[Source code of charts]
'''

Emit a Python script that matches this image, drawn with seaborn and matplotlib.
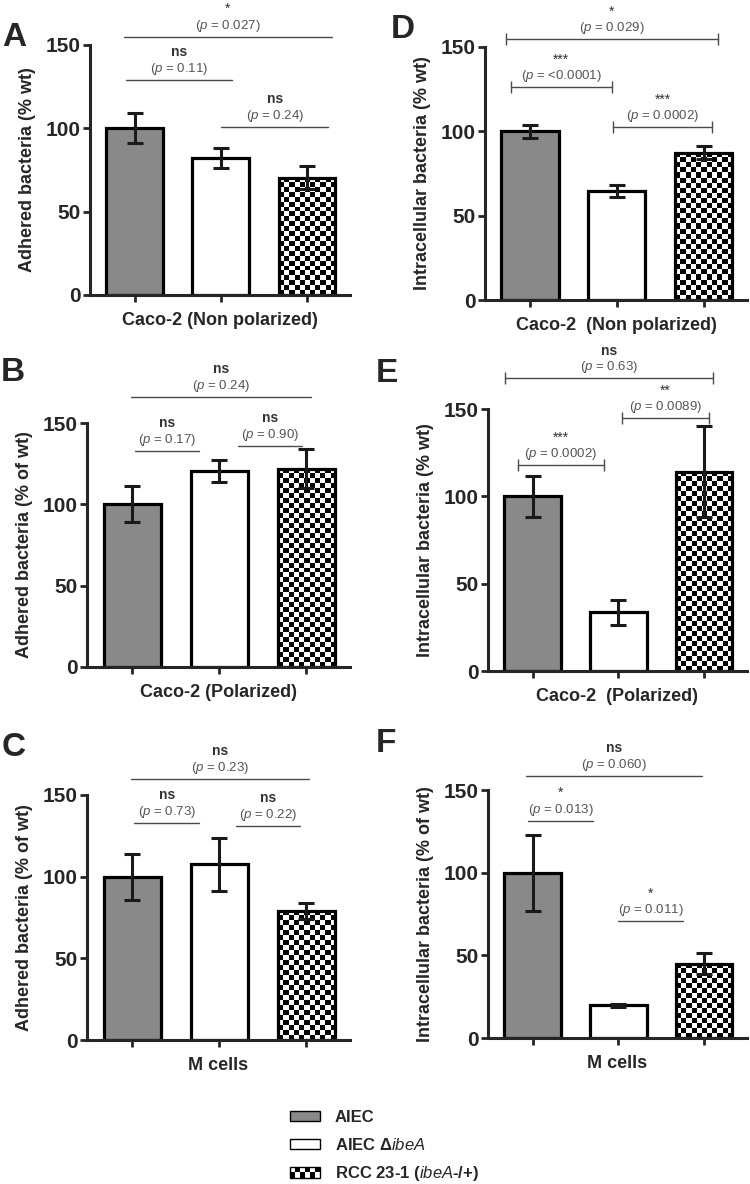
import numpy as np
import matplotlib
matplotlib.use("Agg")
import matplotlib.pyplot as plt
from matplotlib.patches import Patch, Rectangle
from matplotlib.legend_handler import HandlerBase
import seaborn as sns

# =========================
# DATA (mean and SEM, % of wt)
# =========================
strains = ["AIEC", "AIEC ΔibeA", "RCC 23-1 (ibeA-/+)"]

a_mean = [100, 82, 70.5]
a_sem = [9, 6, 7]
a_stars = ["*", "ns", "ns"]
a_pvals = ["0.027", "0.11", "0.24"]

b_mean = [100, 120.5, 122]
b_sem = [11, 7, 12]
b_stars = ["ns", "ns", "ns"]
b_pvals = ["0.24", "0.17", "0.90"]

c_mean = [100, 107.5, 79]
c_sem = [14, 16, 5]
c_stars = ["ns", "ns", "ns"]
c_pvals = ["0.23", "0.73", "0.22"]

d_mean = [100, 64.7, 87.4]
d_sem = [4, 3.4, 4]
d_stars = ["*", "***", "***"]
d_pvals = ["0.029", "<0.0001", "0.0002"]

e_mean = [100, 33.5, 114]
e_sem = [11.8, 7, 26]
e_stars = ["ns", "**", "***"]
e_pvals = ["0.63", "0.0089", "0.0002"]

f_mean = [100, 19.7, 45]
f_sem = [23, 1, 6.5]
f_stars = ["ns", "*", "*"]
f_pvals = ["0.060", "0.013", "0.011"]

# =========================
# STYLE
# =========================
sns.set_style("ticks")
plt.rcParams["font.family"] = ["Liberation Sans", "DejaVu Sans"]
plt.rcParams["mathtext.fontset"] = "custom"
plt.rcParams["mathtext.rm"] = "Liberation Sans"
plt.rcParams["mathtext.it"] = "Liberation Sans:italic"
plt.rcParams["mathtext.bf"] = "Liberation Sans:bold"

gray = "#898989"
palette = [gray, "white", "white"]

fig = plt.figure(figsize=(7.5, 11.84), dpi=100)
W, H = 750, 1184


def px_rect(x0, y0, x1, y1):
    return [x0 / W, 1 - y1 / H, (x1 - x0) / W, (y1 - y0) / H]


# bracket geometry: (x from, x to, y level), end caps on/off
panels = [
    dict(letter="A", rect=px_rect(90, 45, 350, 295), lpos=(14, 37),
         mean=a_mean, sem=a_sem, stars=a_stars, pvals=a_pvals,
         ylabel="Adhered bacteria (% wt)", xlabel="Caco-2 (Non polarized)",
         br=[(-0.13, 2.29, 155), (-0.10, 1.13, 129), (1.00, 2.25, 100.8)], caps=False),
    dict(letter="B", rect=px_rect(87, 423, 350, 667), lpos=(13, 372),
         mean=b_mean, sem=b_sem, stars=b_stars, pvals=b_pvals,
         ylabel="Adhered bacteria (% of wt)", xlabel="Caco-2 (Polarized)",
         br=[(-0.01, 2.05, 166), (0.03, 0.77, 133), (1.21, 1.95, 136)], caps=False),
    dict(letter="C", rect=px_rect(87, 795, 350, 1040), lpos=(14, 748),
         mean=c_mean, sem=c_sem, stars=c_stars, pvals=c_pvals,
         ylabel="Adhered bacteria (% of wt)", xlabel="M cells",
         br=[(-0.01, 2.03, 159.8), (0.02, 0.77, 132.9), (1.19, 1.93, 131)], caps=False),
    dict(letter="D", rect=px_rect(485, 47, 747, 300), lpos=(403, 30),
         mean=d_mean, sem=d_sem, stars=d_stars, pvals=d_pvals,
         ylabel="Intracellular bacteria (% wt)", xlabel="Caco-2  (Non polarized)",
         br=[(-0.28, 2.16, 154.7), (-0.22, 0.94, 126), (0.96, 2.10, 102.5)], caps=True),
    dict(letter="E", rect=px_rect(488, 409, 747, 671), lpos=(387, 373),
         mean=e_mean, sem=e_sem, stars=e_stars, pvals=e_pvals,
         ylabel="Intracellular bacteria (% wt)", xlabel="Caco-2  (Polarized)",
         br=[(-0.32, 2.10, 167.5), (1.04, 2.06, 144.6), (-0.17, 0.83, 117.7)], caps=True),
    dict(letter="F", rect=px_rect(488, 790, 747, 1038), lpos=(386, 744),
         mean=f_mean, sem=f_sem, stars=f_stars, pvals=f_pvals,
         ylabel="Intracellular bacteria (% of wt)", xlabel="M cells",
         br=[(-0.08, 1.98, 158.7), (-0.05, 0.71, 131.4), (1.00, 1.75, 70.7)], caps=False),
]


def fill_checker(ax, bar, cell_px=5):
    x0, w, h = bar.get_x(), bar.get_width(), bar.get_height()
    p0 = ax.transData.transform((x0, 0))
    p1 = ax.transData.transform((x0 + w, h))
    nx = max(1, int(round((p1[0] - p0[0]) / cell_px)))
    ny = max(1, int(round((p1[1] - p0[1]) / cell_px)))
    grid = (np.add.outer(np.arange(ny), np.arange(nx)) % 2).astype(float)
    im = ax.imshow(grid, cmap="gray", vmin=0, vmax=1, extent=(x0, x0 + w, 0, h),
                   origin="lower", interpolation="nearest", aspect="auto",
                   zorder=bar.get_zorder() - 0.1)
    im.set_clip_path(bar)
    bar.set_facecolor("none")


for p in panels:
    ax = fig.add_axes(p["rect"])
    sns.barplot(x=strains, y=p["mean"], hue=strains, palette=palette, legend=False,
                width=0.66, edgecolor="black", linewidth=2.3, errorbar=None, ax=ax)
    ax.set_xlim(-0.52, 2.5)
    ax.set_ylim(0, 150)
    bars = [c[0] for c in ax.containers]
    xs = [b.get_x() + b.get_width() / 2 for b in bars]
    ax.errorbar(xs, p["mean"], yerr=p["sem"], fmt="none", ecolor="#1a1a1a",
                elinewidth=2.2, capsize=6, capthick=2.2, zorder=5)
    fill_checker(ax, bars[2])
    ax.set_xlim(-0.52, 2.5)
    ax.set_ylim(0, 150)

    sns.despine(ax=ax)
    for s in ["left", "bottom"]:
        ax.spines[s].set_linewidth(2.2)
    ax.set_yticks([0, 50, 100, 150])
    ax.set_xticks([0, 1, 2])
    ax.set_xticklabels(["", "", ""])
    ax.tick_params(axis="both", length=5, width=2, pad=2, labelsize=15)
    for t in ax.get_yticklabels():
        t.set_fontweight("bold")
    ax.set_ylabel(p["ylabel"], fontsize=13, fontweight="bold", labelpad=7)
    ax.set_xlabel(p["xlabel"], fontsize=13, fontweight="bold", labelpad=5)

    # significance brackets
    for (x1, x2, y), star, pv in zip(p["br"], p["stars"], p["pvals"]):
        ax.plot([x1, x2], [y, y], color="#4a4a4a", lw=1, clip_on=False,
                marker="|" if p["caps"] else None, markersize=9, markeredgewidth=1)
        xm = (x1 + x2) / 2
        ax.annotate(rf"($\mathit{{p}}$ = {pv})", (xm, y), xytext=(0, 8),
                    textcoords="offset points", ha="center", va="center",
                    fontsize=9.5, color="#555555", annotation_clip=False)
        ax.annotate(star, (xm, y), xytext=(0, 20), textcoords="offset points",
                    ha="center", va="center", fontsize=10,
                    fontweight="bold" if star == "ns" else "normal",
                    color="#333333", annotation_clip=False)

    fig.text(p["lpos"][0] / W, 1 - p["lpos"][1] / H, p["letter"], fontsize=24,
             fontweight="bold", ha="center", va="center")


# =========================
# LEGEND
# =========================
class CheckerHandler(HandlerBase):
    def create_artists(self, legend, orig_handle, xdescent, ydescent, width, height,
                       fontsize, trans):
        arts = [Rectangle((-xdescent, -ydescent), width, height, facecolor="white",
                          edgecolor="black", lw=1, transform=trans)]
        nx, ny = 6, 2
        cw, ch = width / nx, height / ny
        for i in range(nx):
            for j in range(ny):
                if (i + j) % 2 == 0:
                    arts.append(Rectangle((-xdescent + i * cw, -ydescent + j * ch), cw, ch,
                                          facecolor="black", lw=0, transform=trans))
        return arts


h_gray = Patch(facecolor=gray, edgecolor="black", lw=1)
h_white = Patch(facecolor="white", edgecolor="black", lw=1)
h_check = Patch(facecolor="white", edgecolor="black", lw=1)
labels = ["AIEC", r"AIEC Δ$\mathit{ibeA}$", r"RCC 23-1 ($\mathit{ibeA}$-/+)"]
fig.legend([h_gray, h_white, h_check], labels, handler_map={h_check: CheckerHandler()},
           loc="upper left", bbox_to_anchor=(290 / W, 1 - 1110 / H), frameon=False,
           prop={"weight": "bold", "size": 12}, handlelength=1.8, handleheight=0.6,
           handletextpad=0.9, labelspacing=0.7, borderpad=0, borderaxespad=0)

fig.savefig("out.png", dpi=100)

'''
'''

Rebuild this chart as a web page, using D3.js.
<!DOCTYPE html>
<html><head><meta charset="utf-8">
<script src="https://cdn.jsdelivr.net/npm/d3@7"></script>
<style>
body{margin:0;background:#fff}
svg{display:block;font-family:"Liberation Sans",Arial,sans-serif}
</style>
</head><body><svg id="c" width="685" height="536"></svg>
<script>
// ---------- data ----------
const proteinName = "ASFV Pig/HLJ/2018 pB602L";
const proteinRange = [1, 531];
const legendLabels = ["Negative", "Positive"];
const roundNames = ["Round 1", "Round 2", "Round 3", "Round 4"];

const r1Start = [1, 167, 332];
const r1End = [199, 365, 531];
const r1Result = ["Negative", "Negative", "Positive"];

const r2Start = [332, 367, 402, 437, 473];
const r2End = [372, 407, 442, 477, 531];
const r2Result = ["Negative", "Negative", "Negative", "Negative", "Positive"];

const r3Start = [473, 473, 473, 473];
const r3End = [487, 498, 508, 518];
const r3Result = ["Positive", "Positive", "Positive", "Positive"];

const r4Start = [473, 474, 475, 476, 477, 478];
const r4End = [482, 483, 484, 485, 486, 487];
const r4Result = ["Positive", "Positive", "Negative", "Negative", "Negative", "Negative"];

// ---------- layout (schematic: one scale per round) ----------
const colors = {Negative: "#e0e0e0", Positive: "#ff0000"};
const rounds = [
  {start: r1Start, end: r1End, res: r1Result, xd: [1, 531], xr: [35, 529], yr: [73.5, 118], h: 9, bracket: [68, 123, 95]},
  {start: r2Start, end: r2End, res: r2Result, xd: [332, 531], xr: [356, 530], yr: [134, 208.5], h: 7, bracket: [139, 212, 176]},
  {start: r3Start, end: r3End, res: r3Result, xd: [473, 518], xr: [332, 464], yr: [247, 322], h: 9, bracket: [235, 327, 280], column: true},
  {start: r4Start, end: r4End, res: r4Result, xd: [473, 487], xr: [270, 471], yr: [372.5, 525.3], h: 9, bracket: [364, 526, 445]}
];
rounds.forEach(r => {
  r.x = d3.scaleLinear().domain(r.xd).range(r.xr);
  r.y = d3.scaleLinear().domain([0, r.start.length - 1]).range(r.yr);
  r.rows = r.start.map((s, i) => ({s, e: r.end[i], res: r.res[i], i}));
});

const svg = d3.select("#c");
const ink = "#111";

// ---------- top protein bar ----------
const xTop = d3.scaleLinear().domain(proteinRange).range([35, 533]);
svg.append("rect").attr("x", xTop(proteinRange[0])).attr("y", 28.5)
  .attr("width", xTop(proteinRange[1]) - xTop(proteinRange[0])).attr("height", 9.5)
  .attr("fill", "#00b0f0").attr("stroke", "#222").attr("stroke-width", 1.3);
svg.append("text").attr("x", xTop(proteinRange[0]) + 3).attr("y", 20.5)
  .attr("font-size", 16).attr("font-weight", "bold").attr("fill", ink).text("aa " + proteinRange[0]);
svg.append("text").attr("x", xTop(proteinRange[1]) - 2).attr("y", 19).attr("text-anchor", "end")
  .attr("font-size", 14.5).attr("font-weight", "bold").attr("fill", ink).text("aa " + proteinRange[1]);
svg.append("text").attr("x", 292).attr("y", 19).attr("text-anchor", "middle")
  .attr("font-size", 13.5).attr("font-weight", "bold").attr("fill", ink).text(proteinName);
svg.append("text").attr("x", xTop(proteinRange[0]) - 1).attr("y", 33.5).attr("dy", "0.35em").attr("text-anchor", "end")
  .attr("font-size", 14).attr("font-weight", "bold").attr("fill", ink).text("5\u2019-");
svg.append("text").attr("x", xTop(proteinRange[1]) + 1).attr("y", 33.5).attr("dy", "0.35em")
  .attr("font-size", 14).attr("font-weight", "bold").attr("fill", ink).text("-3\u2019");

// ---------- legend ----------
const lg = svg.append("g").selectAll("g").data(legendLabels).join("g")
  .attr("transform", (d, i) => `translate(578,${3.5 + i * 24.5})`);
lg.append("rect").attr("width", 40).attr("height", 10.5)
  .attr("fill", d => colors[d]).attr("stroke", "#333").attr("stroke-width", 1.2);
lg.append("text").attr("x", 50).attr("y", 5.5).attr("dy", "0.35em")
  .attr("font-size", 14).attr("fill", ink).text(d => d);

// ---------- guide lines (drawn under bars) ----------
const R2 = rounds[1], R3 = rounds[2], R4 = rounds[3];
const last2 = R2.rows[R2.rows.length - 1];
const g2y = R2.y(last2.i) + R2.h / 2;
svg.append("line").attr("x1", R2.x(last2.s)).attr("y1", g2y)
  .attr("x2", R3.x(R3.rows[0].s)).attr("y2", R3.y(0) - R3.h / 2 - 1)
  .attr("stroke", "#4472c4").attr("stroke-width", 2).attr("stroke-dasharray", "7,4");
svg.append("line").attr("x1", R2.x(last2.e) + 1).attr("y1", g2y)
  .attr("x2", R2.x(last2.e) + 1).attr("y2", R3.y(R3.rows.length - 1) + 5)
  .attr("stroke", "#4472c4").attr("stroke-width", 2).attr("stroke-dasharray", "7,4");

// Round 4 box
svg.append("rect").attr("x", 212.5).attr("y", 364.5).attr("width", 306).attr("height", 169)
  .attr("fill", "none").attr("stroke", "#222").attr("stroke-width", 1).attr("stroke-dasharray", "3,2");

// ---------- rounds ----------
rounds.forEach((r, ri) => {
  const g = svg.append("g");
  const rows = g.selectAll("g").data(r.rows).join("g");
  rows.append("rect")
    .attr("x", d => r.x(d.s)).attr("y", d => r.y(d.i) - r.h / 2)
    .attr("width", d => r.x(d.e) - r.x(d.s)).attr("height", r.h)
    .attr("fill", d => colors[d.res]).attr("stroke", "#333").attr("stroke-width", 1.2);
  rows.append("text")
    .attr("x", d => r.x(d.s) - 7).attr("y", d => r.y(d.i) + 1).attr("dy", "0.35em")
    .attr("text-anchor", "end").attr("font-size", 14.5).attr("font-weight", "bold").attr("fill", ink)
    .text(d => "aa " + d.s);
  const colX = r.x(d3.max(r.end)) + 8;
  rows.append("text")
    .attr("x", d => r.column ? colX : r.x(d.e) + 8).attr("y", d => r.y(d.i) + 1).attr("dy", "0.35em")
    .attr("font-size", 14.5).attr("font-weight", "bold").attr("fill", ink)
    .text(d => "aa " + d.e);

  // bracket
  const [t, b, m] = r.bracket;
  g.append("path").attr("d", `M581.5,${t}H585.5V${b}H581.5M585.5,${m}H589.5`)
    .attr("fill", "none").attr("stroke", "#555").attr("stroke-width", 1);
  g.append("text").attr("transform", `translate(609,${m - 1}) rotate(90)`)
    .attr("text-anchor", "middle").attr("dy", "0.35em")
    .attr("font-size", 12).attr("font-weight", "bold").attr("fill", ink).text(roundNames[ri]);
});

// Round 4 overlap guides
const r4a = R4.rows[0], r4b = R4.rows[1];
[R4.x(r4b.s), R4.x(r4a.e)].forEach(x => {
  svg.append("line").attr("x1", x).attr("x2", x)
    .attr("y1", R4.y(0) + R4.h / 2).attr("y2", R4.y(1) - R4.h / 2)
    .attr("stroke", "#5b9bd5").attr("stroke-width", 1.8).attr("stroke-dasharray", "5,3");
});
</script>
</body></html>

'''

### Description of the task
Determine how many of the lines above hold the word "this", and output that number by itself.

### Output
2